Still, there are moments of alone that stretch on for so long maybe they weren’t even noticed; moments that were spent with an eye on canvas, or a heart tearing along a broken, frayed edge at the horizon, leaving a wake so narrow no one could remember what it even remotely looked like two years later. So the ink would swirl on paper, or charcoal, and there would be a girl, or there wouldn’t, and you had just dreamt it, because you had beat up U2 tapes grinding in a battery cover-less Walkman. And those tangents would come to sting, like the prick of a needle leaving beyond a hollow toothache of regret and wonder, molars taken but to where? Worn down with polish in the necklace of some high brow lady attending a show you’ll never hear of, and it started because you were supposed to just follow your dreams, whatever they were in a jar on a table, something you couldn’t have until a draft card.
With so many events pigeonholed into a small space, it seems quite impossible to equate those years with anything other than paradise. And the paradise rots, or more precisely burns, like a Polaroid on the wall, taking the beaten down sun every day for thirty years just to the right of the old, wooden paneled television. If you could pull the colors out of the print, all you’d have left are pastels, the Easter fallow moments with the occasional deep scratch through the upper right corner which you either live with or decide to cut off completely, making it unbalanced and misshapen in its smooth, analog perfections.

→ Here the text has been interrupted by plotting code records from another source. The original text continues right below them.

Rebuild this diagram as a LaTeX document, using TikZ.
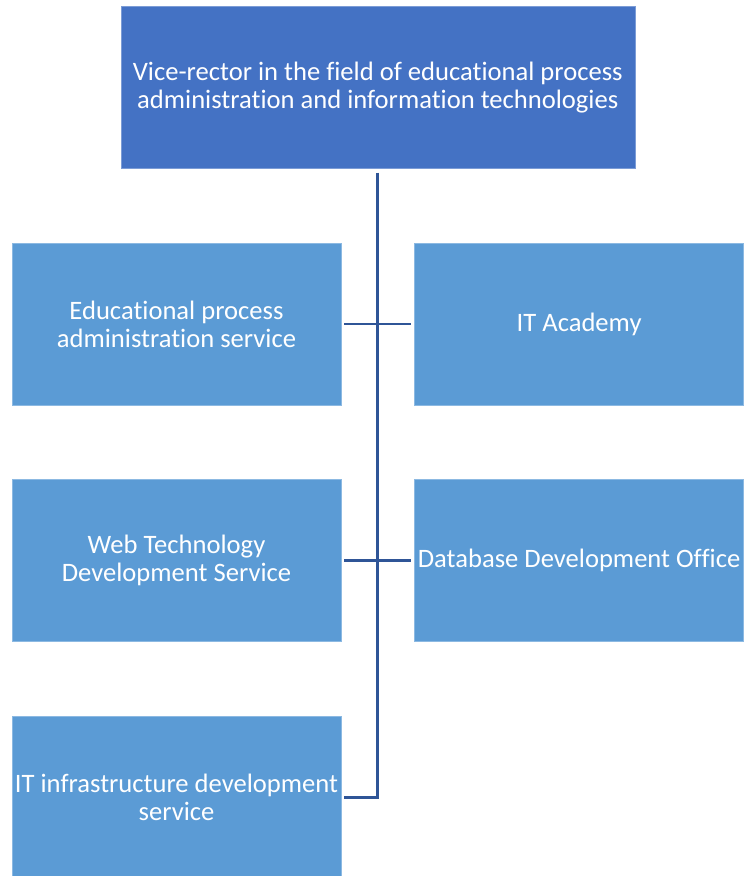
\documentclass[tikz,border=0pt]{standalone}
\usepackage{fontspec}
\setmainfont[Ligatures=NoCommon]{Carlito}
\usetikzlibrary{positioning,calc}
\definecolor{headcolor}{RGB}{68,114,196}
\definecolor{unitcolor}{RGB}{91,155,213}
\definecolor{linkcolor}{RGB}{47,85,151}

\begin{document}
\begin{tikzpicture}[
    node distance=74pt and 73pt,
    unit/.style={rectangle, fill=unitcolor, draw=unitcolor!70!white, line width=0.6pt, minimum height=162pt, minimum width=329pt, inner sep=0pt, align=center, text=white, font=\fontsize{26.6}{28}\selectfont},
    head/.style={unit, fill=headcolor, draw=headcolor!70!white, minimum width=514pt},
    link/.style={draw=linkcolor, line width=2.8pt}
]
\useasboundingbox (0pt,0pt) rectangle (746pt,-876pt);

% Units
\node[unit] (edu) at (176.5pt,-324pt) {Educational process\\administration service};
\node[unit, right=of edu] (itacad) {IT Academy};
\node[unit, below=of edu] (webtech) {Web Technology\\Development Service};
\node[unit, right=of webtech] (dbdev) {Database Development Office};
\node[unit, below=of webtech] (infra) {IT infrastructure development\\service};

% Vice-rector
\node[head, anchor=south] (vice) at ($(edu.north east)!0.5!(itacad.north west)+(0,74pt)$) {Vice-rector in the field of educational process\\administration and information technologies};

% Links
\coordinate (elbow) at (vice.south |- infra.east);
\draw[link, shorten <=4pt] (vice.south) -- (elbow) -- ([xshift=3pt]infra.east);
\draw[link, shorten <=3pt, shorten >=3pt] (edu.east) -- (itacad.west);
\draw[link, shorten <=3pt, shorten >=3pt] (webtech.east) -- (dbdev.west);

\end{tikzpicture}
\end{document}
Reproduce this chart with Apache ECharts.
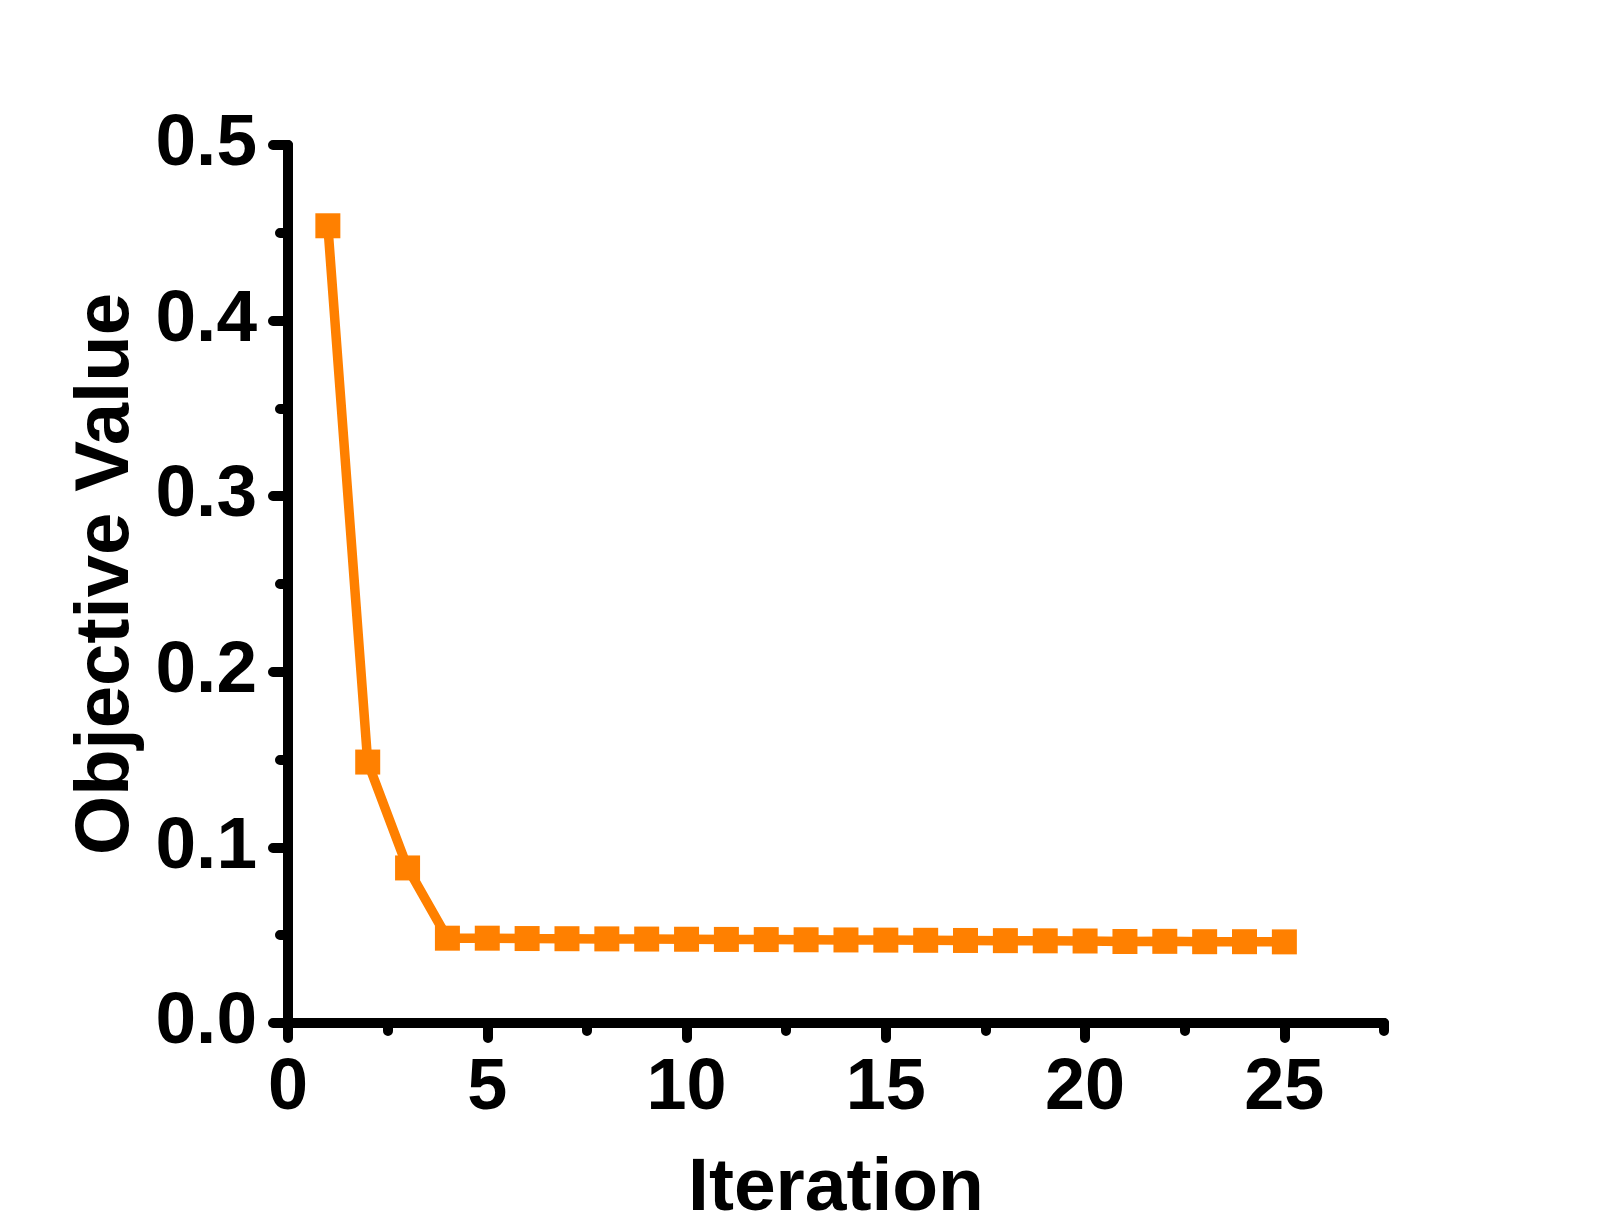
<!DOCTYPE html>
<html>
<head>
<meta charset="utf-8">
<script src="https://cdn.jsdelivr.net/npm/echarts@6/dist/echarts.min.js"></script>
<style>
  html, body { margin: 0; padding: 0; background: #fff; }
  #chart { width: 1609px; height: 1232px; }
</style>
</head>
<body>
<div id="chart"></div>
<script>
// iteration number and objective value at each step
const iterations = [1, 2, 3, 4, 5, 6, 7, 8, 9, 10, 11, 12, 13, 14, 15, 16, 17, 18, 19, 20, 21, 22, 23, 24, 25];
const objective = [0.454, 0.1486, 0.0883, 0.0483, 0.0483, 0.0481, 0.048, 0.0479, 0.0478, 0.0477, 0.0476, 0.0475, 0.0474,
    0.0473, 0.0472, 0.0471, 0.047, 0.0469, 0.0468, 0.0467, 0.0464, 0.0465, 0.0463, 0.0463, 0.0462];
const xMajorTicks = [0, 5, 10, 15, 20, 25];
const xMinorTicks = [2.5, 7.5, 12.5, 17.5, 22.5, 27.5];

const font = "'Liberation Sans', Arial, sans-serif";
const axisBlack = '#000';

let chart = echarts.init(document.getElementById('chart'));
chart.setOption({
    animation: false,
    grid: {
        left: 288,
        right: 225,
        top: 145,
        bottom: 205
    },
    xAxis: [
        {
            type: 'value',
            min: 0,
            max: 27.5,
            name: 'Iteration',
            nameLocation: 'middle',
            nameGap: 129,
            nameTextStyle: { fontFamily: font, fontWeight: 'bold', fontSize: 75, color: axisBlack },
            axisLine: { lineStyle: { color: axisBlack, width: 10, cap: 'round' } },
            axisTick: {
                customValues: xMajorTicks,
                length: 15,
                lineStyle: { color: axisBlack, width: 10, cap: 'round' }
            },
            axisLabel: {
                customValues: xMajorTicks,
                margin: 30,
                fontFamily: font,
                fontWeight: 'bold',
                fontSize: 72,
                color: axisBlack
            },
            splitLine: { show: false }
        },
        {
            // short ticks halfway between the labelled ones
            type: 'value',
            min: 0,
            max: 27.5,
            position: 'bottom',
            axisLine: { show: false },
            axisTick: {
                customValues: xMinorTicks,
                length: 8,
                lineStyle: { color: axisBlack, width: 10, cap: 'round' }
            },
            axisLabel: { show: false },
            splitLine: { show: false }
        }
    ],
    yAxis: {
        type: 'value',
        min: 0,
        max: 0.5,
        interval: 0.1,
        name: 'Objective Value',
        nameLocation: 'middle',
        nameGap: 140,
        nameTextStyle: {
            fontFamily: font, fontWeight: 'bold', fontSize: 76, color: axisBlack,
            padding: [0, 0, 0, 20]
        },
        axisLine: { show: true, lineStyle: { color: axisBlack, width: 10, cap: 'round' } },
        axisTick: {
            show: true,
            length: 15,
            lineStyle: { color: axisBlack, width: 10, cap: 'round' }
        },
        minorTick: {
            show: true,
            splitNumber: 2,
            length: 8,
            lineStyle: { color: axisBlack, width: 10, cap: 'round' }
        },
        axisLabel: {
            margin: 31,
            formatter: v => v.toFixed(1),
            fontFamily: font,
            fontWeight: 'bold',
            fontSize: 73,
            color: axisBlack
        },
        splitLine: { show: false }
    },
    series: [{
        type: 'line',
        xAxisIndex: 0,
        data: iterations.map((x, i) => [x, objective[i]]),
        symbol: 'rect',
        symbolSize: 25,
        lineStyle: { color: '#ff8000', width: 9.5 },
        itemStyle: { color: '#ff8000' }
    }]
});
</script>
</body>
</html>
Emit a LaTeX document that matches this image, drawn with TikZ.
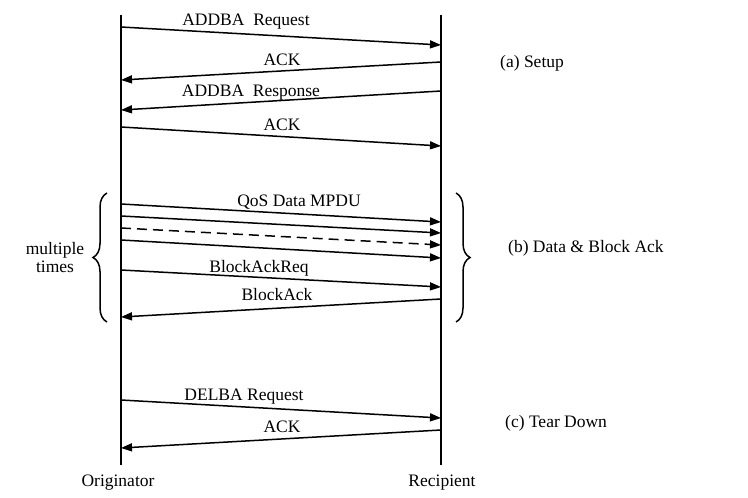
\documentclass[tikz,border=0pt]{standalone}
\usepackage{fontspec}
\setmainfont{Liberation Serif}
\usetikzlibrary{arrows.meta,decorations.pathreplacing}
\begin{document}
\begin{tikzpicture}[x=1pt,y=-1pt,
  every node/.style={font=\fontsize{17.5}{20}\selectfont, inner sep=0pt},
  life/.style={line width=2pt},
  msg/.style={line width=1.5pt, -{Triangle[length=11pt,width=8pt]}},
  dmsg/.style={msg, dash pattern=on 10pt off 6pt},
  bracestyle/.style={line width=1.5pt, decorate, decoration={brace, amplitude=14pt}}]
\useasboundingbox (0,0) rectangle (748,498);
% lifelines
\coordinate (oT) at (121,15); \coordinate (oB) at (121,465);
\coordinate (rT) at (441,15); \coordinate (rB) at (441,465);
\draw[life] (oT) -- (oB);
\draw[life] (rT) -- (rB);
% (a) Setup
\coordinate (m1a) at (121,27);  \coordinate (m1b) at (441,45);
\coordinate (m2a) at (441,62);  \coordinate (m2b) at (121,80);
\coordinate (m3a) at (441,91);  \coordinate (m3b) at (121,110);
\coordinate (m4a) at (121,127); \coordinate (m4b) at (441,146);
\draw[msg] (m1a) -- (m1b);
\draw[msg] (m2a) -- (m2b);
\draw[msg] (m3a) -- (m3b);
\draw[msg] (m4a) -- (m4b);
\node (l1) at (246,22) {ADDBA\ \ Request};
\node (l2) at (282,60) {ACK};
\node (l3) at (251,93) {ADDBA\ \ Response};
\node (l4) at (282,125) {ACK};
% (b) Data & Block Ack
\coordinate (d1a) at (121,204); \coordinate (d1b) at (441,222);
\coordinate (d2a) at (121,216); \coordinate (d2b) at (441,233);
\coordinate (d3a) at (121,228); \coordinate (d3b) at (441,245);
\coordinate (d4a) at (121,240); \coordinate (d4b) at (441,258);
\coordinate (d5a) at (121,270); \coordinate (d5b) at (441,287);
\coordinate (d6a) at (441,299); \coordinate (d6b) at (121,317);
\draw[msg] (d1a) -- (d1b);
\draw[msg] (d2a) -- (d2b);
\draw[dmsg] (d3a) -- (d3b);
\draw[msg] (d4a) -- (d4b);
\draw[msg] (d5a) -- (d5b);
\draw[msg] (d6a) -- (d6b);
\node (l5) at (299,202) {QoS Data MPDU};
\node (l6) at (259,268) {BlockAckReq};
\node (l7) at (277,295) {BlockAck};
% braces
\coordinate (bl1) at (107,322); \coordinate (bl2) at (107,193);
\coordinate (br1) at (456,193); \coordinate (br2) at (456,322);
\draw[bracestyle] (bl1) -- (bl2);
\draw[bracestyle] (br1) -- (br2);
\node[align=center] (mt) at (55,258) {multiple\\[-2pt]times};
% (c) Tear Down
\coordinate (t1a) at (121,400); \coordinate (t1b) at (441,418);
\coordinate (t2a) at (441,430); \coordinate (t2b) at (121,448);
\draw[msg] (t1a) -- (t1b);
\draw[msg] (t2a) -- (t2b);
\node (l8) at (244,397) {DELBA Request};
\node (l9) at (282,427) {ACK};
% lifeline names
\node (orig) at (118,483) {Originator};
\node (reci) at (442,483) {Recipient};
% phase labels
\node[anchor=west] (pa) at (500,63) {(a) Setup};
\node[anchor=west] (pb) at (508,248) {(b) Data \& Block Ack};
\node[anchor=west] (pc) at (505,423) {(c) Tear Down};
\end{tikzpicture}
\end{document}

And all those promises came between the ages of fifteen and twenty-three, across the backs of a long string of plaintive tunes sung by youthful balladeers bottling a spirit that sears just like yours and wants to live, to scream, and cry through all history: LOOK-AT-ME… With the crashing coming afterwards that too was a blanket, jagged and broken in places, smashed like the cab of your first and favorite car, turned over in a ditch on Christmas Eve with your brother, coming back from getting some egg nog.

To let it go, and so to fade away. To let it go, and so to fade away.
I’m wide awake, wide awake…I’m not sleeping.